Set exercise
Write out the data below in full. Keep it exact.

Source data
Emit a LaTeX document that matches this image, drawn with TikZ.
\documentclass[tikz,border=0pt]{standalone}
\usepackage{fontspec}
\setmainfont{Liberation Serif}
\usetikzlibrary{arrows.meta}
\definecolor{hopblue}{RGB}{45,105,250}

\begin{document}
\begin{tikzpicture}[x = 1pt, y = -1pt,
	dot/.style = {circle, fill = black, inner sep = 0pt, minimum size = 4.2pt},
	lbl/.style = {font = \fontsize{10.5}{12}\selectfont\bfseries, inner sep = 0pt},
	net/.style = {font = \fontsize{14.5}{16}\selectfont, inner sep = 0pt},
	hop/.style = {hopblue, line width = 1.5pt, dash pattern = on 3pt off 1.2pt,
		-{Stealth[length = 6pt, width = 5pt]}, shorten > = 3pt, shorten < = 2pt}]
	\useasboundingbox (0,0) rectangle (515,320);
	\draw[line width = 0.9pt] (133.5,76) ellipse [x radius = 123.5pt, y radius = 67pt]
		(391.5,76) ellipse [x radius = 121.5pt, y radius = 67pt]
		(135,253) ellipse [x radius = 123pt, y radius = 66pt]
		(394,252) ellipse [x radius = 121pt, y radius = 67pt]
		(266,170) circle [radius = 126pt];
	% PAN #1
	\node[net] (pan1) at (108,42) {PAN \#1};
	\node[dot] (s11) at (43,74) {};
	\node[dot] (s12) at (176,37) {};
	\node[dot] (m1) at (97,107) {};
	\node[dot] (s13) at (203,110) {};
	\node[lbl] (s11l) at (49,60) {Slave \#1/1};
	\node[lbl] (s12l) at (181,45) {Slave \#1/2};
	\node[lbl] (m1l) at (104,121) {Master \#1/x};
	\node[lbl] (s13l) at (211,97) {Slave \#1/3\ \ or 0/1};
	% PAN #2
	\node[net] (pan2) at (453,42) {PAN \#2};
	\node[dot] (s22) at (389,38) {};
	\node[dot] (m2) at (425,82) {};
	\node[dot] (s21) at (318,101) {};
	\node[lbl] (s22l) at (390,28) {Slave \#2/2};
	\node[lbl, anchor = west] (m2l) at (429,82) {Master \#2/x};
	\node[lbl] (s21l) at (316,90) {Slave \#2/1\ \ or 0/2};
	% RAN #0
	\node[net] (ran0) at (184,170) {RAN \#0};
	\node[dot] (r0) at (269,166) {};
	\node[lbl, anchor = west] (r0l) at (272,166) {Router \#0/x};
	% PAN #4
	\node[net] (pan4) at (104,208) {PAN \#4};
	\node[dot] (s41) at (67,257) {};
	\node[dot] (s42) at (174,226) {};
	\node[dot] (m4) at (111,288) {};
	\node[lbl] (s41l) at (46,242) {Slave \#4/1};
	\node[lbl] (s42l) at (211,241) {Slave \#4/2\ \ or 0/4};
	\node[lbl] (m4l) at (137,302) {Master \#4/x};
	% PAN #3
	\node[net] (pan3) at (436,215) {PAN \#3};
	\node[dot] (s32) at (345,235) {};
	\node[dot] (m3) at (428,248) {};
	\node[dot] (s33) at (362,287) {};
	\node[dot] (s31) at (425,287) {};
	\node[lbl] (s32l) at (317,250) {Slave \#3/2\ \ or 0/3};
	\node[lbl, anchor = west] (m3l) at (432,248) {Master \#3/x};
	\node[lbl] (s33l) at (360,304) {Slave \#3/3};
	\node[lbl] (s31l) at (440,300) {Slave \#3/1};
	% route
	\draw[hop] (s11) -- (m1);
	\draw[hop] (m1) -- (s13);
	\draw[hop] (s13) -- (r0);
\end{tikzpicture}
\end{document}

Task result
Emit a LaTeX document that matches this image, drawn with TikZ.
\documentclass[tikz,border=0pt]{standalone}
\usepackage{fontspec}
\setmainfont{Liberation Serif}
\usetikzlibrary{arrows.meta}
\definecolor{hopblue}{RGB}{45,105,250}

\begin{document}
\begin{tikzpicture}[x = 1pt, y = -1pt,
	dot/.style = {circle, fill = black, inner sep = 0pt, minimum size = 4.2pt},
	lbl/.style = {font = \fontsize{10.5}{12}\selectfont\bfseries, inner sep = 0pt},
	net/.style = {font = \fontsize{14.5}{16}\selectfont, inner sep = 0pt},
	hop/.style = {hopblue, line width = 1.5pt, dash pattern = on 3pt off 1.2pt,
		-{Stealth[length = 6pt, width = 5pt]}, shorten > = 3pt, shorten < = 2pt}]
	\useasboundingbox (0,0) rectangle (515,320);
	\draw[line width = 0.9pt] (133.5,76) ellipse [x radius = 123.5pt, y radius = 67pt]
		(391.5,76) ellipse [x radius = 121.5pt, y radius = 67pt]
		(135,253) ellipse [x radius = 123pt, y radius = 66pt]
		(394,252) ellipse [x radius = 121pt, y radius = 67pt]
		(266,170) circle [radius = 126pt];
	% PAN #1
	\node[net] (pan1) at (108,42) {PAN \#1};
	\node[dot] (s11) at (43,74) {};
	\node[dot] (s12) at (176,37) {};
	\node[dot] (m1) at (97,107) {};
	\node[dot] (s13) at (203,110) {};
	\node[lbl] (s11l) at (49,60) {Slave \#1/1};
	\node[lbl] (s12l) at (181,45) {Slave \#1/2};
	\node[lbl] (m1l) at (104,121) {Master \#1/x};
	\node[lbl] (s13l) at (211,97) {Slave \#1/3\ \ or 0/1};
	% PAN #2
	\node[net] (pan2) at (453,42) {PAN \#2};
	\node[dot] (s22) at (389,38) {};
	\node[dot] (m2) at (425,82) {};
	\node[dot] (s21) at (318,101) {};
	\node[lbl] (s22l) at (390,28) {Slave \#2/2};
	\node[lbl, anchor = west] (m2l) at (429,82) {Master \#2/x};
	\node[lbl] (s21l) at (316,90) {Slave \#2/1\ \ or 0/2};
	% RAN #0
	\node[net] (ran0) at (184,170) {RAN \#0};
	\node[dot] (r0) at (269,166) {};
	\node[lbl, anchor = west] (r0l) at (272,166) {Router \#0/x};
	% PAN #4
	\node[net] (pan4) at (104,208) {PAN \#4};
	\node[dot] (s41) at (67,257) {};
	\node[dot] (s42) at (174,226) {};
	\node[dot] (m4) at (111,288) {};
	\node[lbl] (s41l) at (46,242) {Slave \#4/1};
	\node[lbl] (s42l) at (211,241) {Slave \#4/2\ \ or 0/4};
	\node[lbl] (m4l) at (137,302) {Master \#4/x};
	% PAN #3
	\node[net] (pan3) at (436,215) {PAN \#3};
	\node[dot] (s32) at (345,235) {};
	\node[dot] (m3) at (428,248) {};
	\node[dot] (s33) at (362,287) {};
	\node[dot] (s31) at (425,287) {};
	\node[lbl] (s32l) at (317,250) {Slave \#3/2\ \ or 0/3};
	\node[lbl, anchor = west] (m3l) at (432,248) {Master \#3/x};
	\node[lbl] (s33l) at (360,304) {Slave \#3/3};
	\node[lbl] (s31l) at (440,300) {Slave \#3/1};
	% route
	\draw[hop] (s11) -- (m1);
	\draw[hop] (m1) -- (s13);
	\draw[hop] (s13) -- (r0);
\end{tikzpicture}
\end{document}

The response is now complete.